La ligne a-t-elle changé avec l’arrivée de Macron au pouvoir ?
En avril 2017, le candidat Emmanuel Macron met encore sur le même plan Daech et Bachar el-Assad. Mais son objectif déclaré n’est pas tant le renversement du président syrien que de restaurer une forme de dissuasion renvoyant au principe de la « ligne rouge ». Le changement de ton est encore plus net à partir du moment où il devient président. Ce qui est validé le 4 janvier 2018, lors de ses vœux au corps diplomatique : « Je considère que nous devons sortir de postures morales qui parfois nous impuissantent. » Et d’ajouter : « Nous devons aussi sortir de concessions faites à certaines puissances qui pensent qu’à quelques-uns, reconnaissant une partie d’une opposition désignée depuis l’extérieur, ils pourraient régler de manière stable et durable la situation en Syrie. » Les puissances en question sont celles qui ont financé nombre de groupes rebelles de plus en plus radicalisés, notamment les pétro-monarchies du Golfe. Il conclura son discours en précisant : « En Syrie, nous avons un ennemi, Daech. (…) Le peuple syrien a un ennemi, il s’appelle Bachar el-Assad. »

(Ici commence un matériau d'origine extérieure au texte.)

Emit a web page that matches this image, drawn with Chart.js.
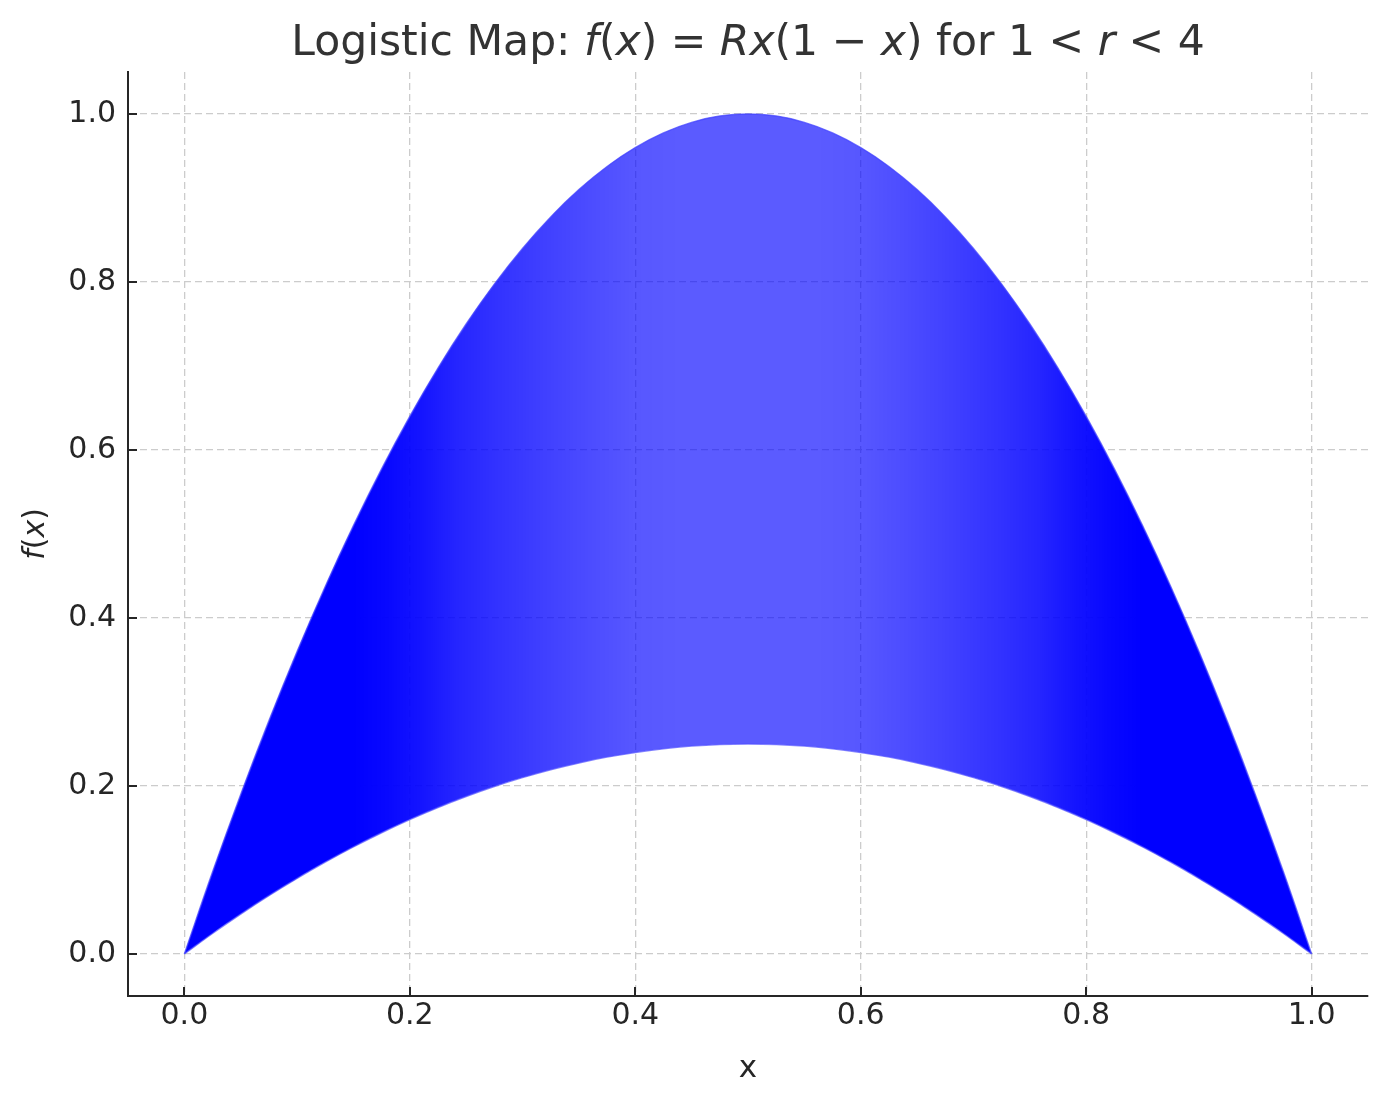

Que peut faire la France à l’avenir ?
À partir du moment où les États-Unis se sont désengagés de manière unilatérale du théâtre syrien, la France n’est plus réellement en mesure de peser sur le devenir politique syrien durablement annexé depuis 2017 par les partenaires du processus d’Astana que sont la Russie, l’Iran et la Turquie. Les Occidentaux en général et les Européens en particulier se retrouvent en quelque sorte « hors-jeu ». La seule marge de manœuvre pour les Européens renvoie aux enjeux financiers conditionnels d’une hypothétique reconstruction de la Syrie, dans la perspective d’une transition politique et d’une paix future. Mais on en est encore loin.